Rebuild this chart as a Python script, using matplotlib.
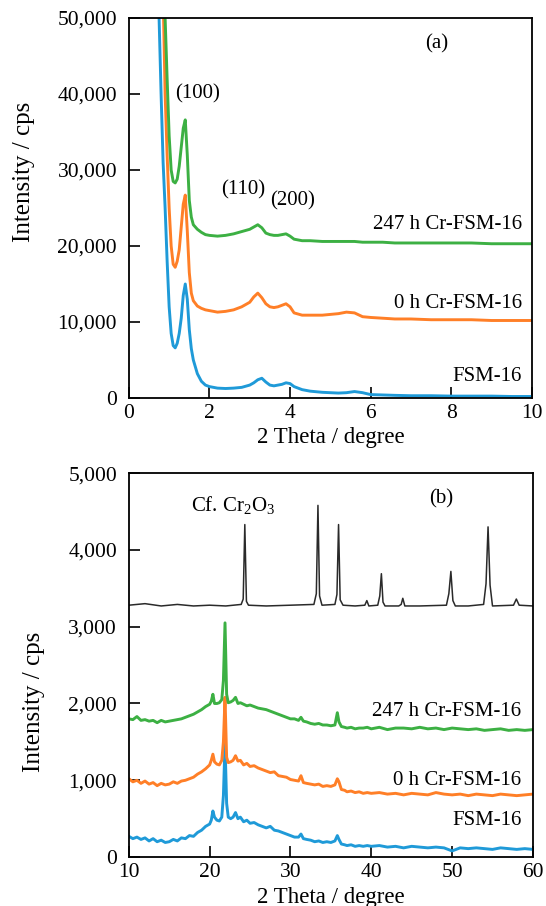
import matplotlib
matplotlib.use("Agg")
import matplotlib.pyplot as plt
from matplotlib.ticker import FuncFormatter

plt.rcParams['font.family'] = ['Liberation Serif', 'DejaVu Serif']
plt.rcParams['mathtext.fontset'] = 'custom'
plt.rcParams['mathtext.rm'] = 'Liberation Serif'

# ---------------- Panel (a) data ----------------
x_a = [0.70, 0.75, 0.80, 0.85, 0.90, 0.95, 1.00, 1.05, 1.10, 1.15, 1.20, 1.25, 1.30, 1.35,
       1.40, 1.45, 1.50, 1.55, 1.60, 1.70, 1.80, 1.90, 2.0, 2.2, 2.4, 2.6, 2.8, 3.0, 3.1,
       3.2, 3.3, 3.4, 3.5, 3.6, 3.7, 3.8, 3.9, 4.0, 4.1, 4.3, 4.5, 4.8, 5.0, 5.2, 5.4, 5.6,
       5.8, 6.0, 6.3, 6.6, 7.0, 7.5, 8.0, 8.5, 9.0, 9.5, 10.0]
fsm_a = [65000, 50000, 40000, 31000, 25000, 18000, 12000, 8500, 6900, 6600, 7200, 8500,
         10500, 13500, 15000, 13000, 9000, 6500, 5000, 3200, 2200, 1700, 1500, 1300, 1250,
         1300, 1400, 1700, 2000, 2400, 2600, 2100, 1700, 1600, 1700, 1800, 2000, 1900, 1500,
         1100, 900, 750, 700, 650, 700, 850, 700, 450, 400, 350, 300, 300, 250, 250, 250,
         200, 200]
h0_a = [85000, 72000, 62000, 53000, 40000, 32000, 25000, 20000, 17600, 17200, 18000, 19500,
        22500, 25500, 26700, 22000, 16500, 13800, 12800, 12100, 11800, 11600, 11500, 11300,
        11400, 11600, 12000, 12600, 13300, 13800, 13200, 12400, 12000, 11900, 12000, 12200,
        12400, 12000, 11200, 10900, 10900, 10900, 11000, 11100, 11300, 11200, 10700, 10600,
        10500, 10400, 10400, 10300, 10300, 10300, 10200, 10200, 10200]
h247_a = [90000, 78000, 68000, 58000, 50000, 42000, 34500, 30000, 28500, 28300, 28800, 30500,
          33000, 35500, 36600, 32000, 26000, 23800, 22800, 22200, 21800, 21500, 21400, 21300,
          21400, 21600, 21900, 22200, 22500, 22800, 22400, 21700, 21500, 21400, 21400, 21500,
          21600, 21300, 20900, 20700, 20700, 20600, 20600, 20600, 20600, 20600, 20500, 20500,
          20500, 20400, 20400, 20400, 20400, 20400, 20300, 20300, 20300]

# ---------------- Panel (b) data ----------------
x_b = [10, 10.5, 11, 11.5, 12, 12.5, 13, 13.5, 14, 14.5, 15, 15.5, 16, 16.5, 17, 17.5, 18,
       18.5, 19, 19.5,
       20, 20.2, 20.4, 20.6, 20.9, 21.2, 21.5, 21.7, 21.9, 22.1,
       22.3, 22.6, 22.9, 23.2, 23.5, 23.8, 24.2, 24.6, 25, 25.5,
       26, 26.5, 27, 27.5, 28, 28.5, 29, 29.5, 30, 30.5,
       31, 31.3, 31.6, 32, 32.5, 33, 33.5, 34, 34.5, 35,
       35.5, 35.8, 36.0, 36.3, 36.7, 37, 37.5, 38, 38.5, 39,
       39.5, 40, 41, 42, 43, 44, 45, 46, 47, 48,
       49, 50, 51, 52, 53, 54, 55, 56, 57, 58, 59, 60]
fsm_b = [270, 240, 260, 230, 250, 210, 240, 200, 220, 190, 200, 230, 210, 250, 240, 280, 270,
         320, 350, 400,
         430, 480, 600, 520, 480, 470, 520, 800, 1480, 700,
         520, 500, 520, 580, 500, 520, 460, 480, 440, 450,
         420, 400, 380, 400, 350, 340, 320, 300, 280, 260,
         260, 300, 240, 230, 220, 200, 210, 190, 200, 190,
         210, 280, 230, 170, 160, 150, 160, 140, 150, 140,
         150, 140, 150, 130, 140, 120, 140, 130, 120, 130,
         120, 80, 120, 110, 120, 110, 100, 120, 110, 100, 110, 100]
h0_b = [1020, 980, 1000, 960, 990, 950, 970, 930, 960, 940, 950, 980, 960, 990, 1000, 1020,
        1040, 1080, 1110, 1150,
        1200, 1260, 1340, 1240, 1210, 1200, 1260, 1500, 2080, 1300,
        1230, 1240, 1260, 1320, 1250, 1260, 1200, 1220, 1180, 1190,
        1160, 1140, 1120, 1100, 1110, 1060, 1050, 1040, 1010, 1000,
        990, 1060, 970, 960, 950, 940, 950, 920, 930, 920,
        940, 1020, 980, 880, 870, 850, 860, 840, 850, 830,
        840, 830, 840, 820, 830, 810, 830, 820, 810, 840,
        820, 810, 820, 800, 820, 810, 800, 820, 810, 800, 810, 820]
h247_b = [1800, 1790, 1830, 1780, 1790, 1770, 1780, 1750, 1780, 1760, 1770, 1780, 1790, 1800,
          1820, 1840, 1860, 1890, 1920, 1960,
          1990, 2030, 2120, 2000, 2000, 2010, 2050, 2300, 3050, 2120,
          2010, 2020, 2040, 2080, 2000, 2010, 1990, 1970, 1980, 1960,
          1940, 1930, 1920, 1900, 1880, 1860, 1840, 1820, 1800, 1800,
          1780, 1820, 1770, 1760, 1740, 1730, 1740, 1720, 1720, 1710,
          1720, 1880, 1760, 1700, 1690, 1680, 1690, 1670, 1680, 1680,
          1690, 1670, 1690, 1660, 1680, 1680, 1670, 1690, 1670, 1680,
          1660, 1680, 1670, 1660, 1670, 1650, 1660, 1670, 1650, 1660, 1650, 1660]
x_cr = [10, 12, 14, 16, 18, 20, 22, 23.9, 24.15, 24.35, 24.55, 24.8, 27, 30, 32.9, 33.2, 33.4,
        33.6, 33.9, 35.5, 35.75, 35.95, 36.15, 36.5, 38, 39.2, 39.45, 39.7, 40.8, 41.05,
        41.25, 41.45, 41.7, 43.4, 43.7, 43.9, 44.15, 46, 49.3, 49.6, 49.85, 50.1, 50.4, 52,
        53.9, 54.2, 54.45, 54.7, 55.0, 57.6, 57.95, 58.3, 60]
cr2o3 = [3280, 3300, 3270, 3290, 3270, 3280, 3270, 3290, 3360, 4330, 3330, 3280, 3270, 3280,
         3290, 3430, 4580, 3400, 3280, 3290, 3420, 4330, 3350, 3280, 3270, 3280, 3340, 3270,
         3280, 3400, 3690, 3320, 3270, 3270, 3290, 3370, 3270, 3270, 3280, 3430, 3720, 3340,
         3270, 3270, 3290, 3560, 4300, 3540, 3270, 3280, 3360, 3280, 3270]

labels = ["FSM-16", "0 h Cr-FSM-16", "247 h Cr-FSM-16"]
c_blue, c_orange, c_green = "#1f9ad8", "#ff7f27", "#3cb043"

FS_TICK = 15.5
FS_TXT = 15
FS_XL = 16.5
FS_YL = 18
LW = 2.1

fig = plt.figure(figsize=(5.46, 9.06), dpi=100)
ax1 = fig.add_axes([0.236, 0.5607, 0.738, 0.4194])
ax2 = fig.add_axes([0.236, 0.054, 0.740, 0.4238])

comma = FuncFormatter(lambda v, p: f"{int(v):,}")

for ax in (ax1, ax2):
    for s in ax.spines.values():
        s.set_linewidth(1.3)
    ax.tick_params(direction='in', length=8, width=1.2, labelsize=FS_TICK)
    ax.tick_params(axis='y', pad=8.5)
    ax.tick_params(axis='x', pad=4)
    ax.yaxis.set_major_formatter(comma)
    ax.set_xlabel("2 Theta / degree", fontsize=FS_XL)
    ax.set_ylabel("Intensity / cps", fontsize=FS_YL)

ax1.xaxis.set_label_coords(0.5, -0.103)
ax1.yaxis.set_label_coords(-0.26, 0.595)
ax2.xaxis.set_label_coords(0.5, -0.104)
ax2.yaxis.set_label_coords(-0.235, 0.404)
for ax in (ax1, ax2):
    ax.xaxis.label.set_verticalalignment('center')
    ax.yaxis.label.set_verticalalignment('center')

# Panel (a)
ax1.plot(x_a, fsm_a, color=c_blue, lw=LW)
ax1.plot(x_a, h0_a, color=c_orange, lw=LW)
ax1.plot(x_a, h247_a, color=c_green, lw=LW)
ax1.set_xlim(0, 10)
ax1.set_ylim(0, 50000)
ax1.set_xticks([0, 2, 4, 6, 8, 10])
ax1.set_yticks([0, 10000, 20000, 30000, 40000, 50000])
ax1.text(7.65, 46600, "(a)", fontsize=FS_TXT, ha='center', va='center')
ax1.text(1.71, 40000, "(100)", fontsize=FS_TXT, ha='center', va='center')
ax1.text(2.83, 27400, "(110)", fontsize=FS_TXT, ha='center', va='center')
ax1.text(4.07, 26000, "(200)", fontsize=FS_TXT, ha='center', va='center')
ax1.text(9.75, 22800, labels[2], fontsize=FS_TXT, ha='right', va='center')
ax1.text(9.75, 12500, labels[1], fontsize=FS_TXT, ha='right', va='center')
ax1.text(9.75, 2800, labels[0], fontsize=FS_TXT, ha='right', va='center')

# Panel (b)
ax2.plot(x_cr, cr2o3, color="#2a2a2a", lw=1.1)
ax2.plot(x_b, fsm_b, color=c_blue, lw=LW)
ax2.plot(x_b, h0_b, color=c_orange, lw=LW)
ax2.plot(x_b, h247_b, color=c_green, lw=LW)
ax2.set_xlim(10, 60)
ax2.set_ylim(0, 5000)
ax2.set_xticks([10, 20, 30, 40, 50, 60])
ax2.set_yticks([0, 1000, 2000, 3000, 4000, 5000])
ax2.text(22.9, 4580, r"Cf. Cr$_2$O$_3$", fontsize=FS_TXT, ha='center', va='center')
ax2.text(48.7, 4670, "(b)", fontsize=FS_TXT, ha='center', va='center')
ax2.text(58.6, 1890, labels[2], fontsize=FS_TXT, ha='right', va='center')
ax2.text(58.6, 1000, labels[1], fontsize=FS_TXT, ha='right', va='center')
ax2.text(58.6, 480, labels[0], fontsize=FS_TXT, ha='right', va='center')

fig.savefig("out.png", dpi=100)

=======

▶ Work to be completed:
Go from the first line of the listing to the line holding "20500, 20400, 20400, 20400, 20400, 20400, 20300, 20300, 20300]" and, please, transcribe those lines exactly, both included, with no pictures.

▶ Full output:
Rebuild this chart as a Python script, using matplotlib.
import matplotlib
matplotlib.use("Agg")
import matplotlib.pyplot as plt
from matplotlib.ticker import FuncFormatter

plt.rcParams['font.family'] = ['Liberation Serif', 'DejaVu Serif']
plt.rcParams['mathtext.fontset'] = 'custom'
plt.rcParams['mathtext.rm'] = 'Liberation Serif'

# ---------------- Panel (a) data ----------------
x_a = [0.70, 0.75, 0.80, 0.85, 0.90, 0.95, 1.00, 1.05, 1.10, 1.15, 1.20, 1.25, 1.30, 1.35,
       1.40, 1.45, 1.50, 1.55, 1.60, 1.70, 1.80, 1.90, 2.0, 2.2, 2.4, 2.6, 2.8, 3.0, 3.1,
       3.2, 3.3, 3.4, 3.5, 3.6, 3.7, 3.8, 3.9, 4.0, 4.1, 4.3, 4.5, 4.8, 5.0, 5.2, 5.4, 5.6,
       5.8, 6.0, 6.3, 6.6, 7.0, 7.5, 8.0, 8.5, 9.0, 9.5, 10.0]
fsm_a = [65000, 50000, 40000, 31000, 25000, 18000, 12000, 8500, 6900, 6600, 7200, 8500,
         10500, 13500, 15000, 13000, 9000, 6500, 5000, 3200, 2200, 1700, 1500, 1300, 1250,
         1300, 1400, 1700, 2000, 2400, 2600, 2100, 1700, 1600, 1700, 1800, 2000, 1900, 1500,
         1100, 900, 750, 700, 650, 700, 850, 700, 450, 400, 350, 300, 300, 250, 250, 250,
         200, 200]
h0_a = [85000, 72000, 62000, 53000, 40000, 32000, 25000, 20000, 17600, 17200, 18000, 19500,
        22500, 25500, 26700, 22000, 16500, 13800, 12800, 12100, 11800, 11600, 11500, 11300,
        11400, 11600, 12000, 12600, 13300, 13800, 13200, 12400, 12000, 11900, 12000, 12200,
        12400, 12000, 11200, 10900, 10900, 10900, 11000, 11100, 11300, 11200, 10700, 10600,
        10500, 10400, 10400, 10300, 10300, 10300, 10200, 10200, 10200]
h247_a = [90000, 78000, 68000, 58000, 50000, 42000, 34500, 30000, 28500, 28300, 28800, 30500,
          33000, 35500, 36600, 32000, 26000, 23800, 22800, 22200, 21800, 21500, 21400, 21300,
          21400, 21600, 21900, 22200, 22500, 22800, 22400, 21700, 21500, 21400, 21400, 21500,
          21600, 21300, 20900, 20700, 20700, 20600, 20600, 20600, 20600, 20600, 20500, 20500,
          20500, 20400, 20400, 20400, 20400, 20400, 20300, 20300, 20300]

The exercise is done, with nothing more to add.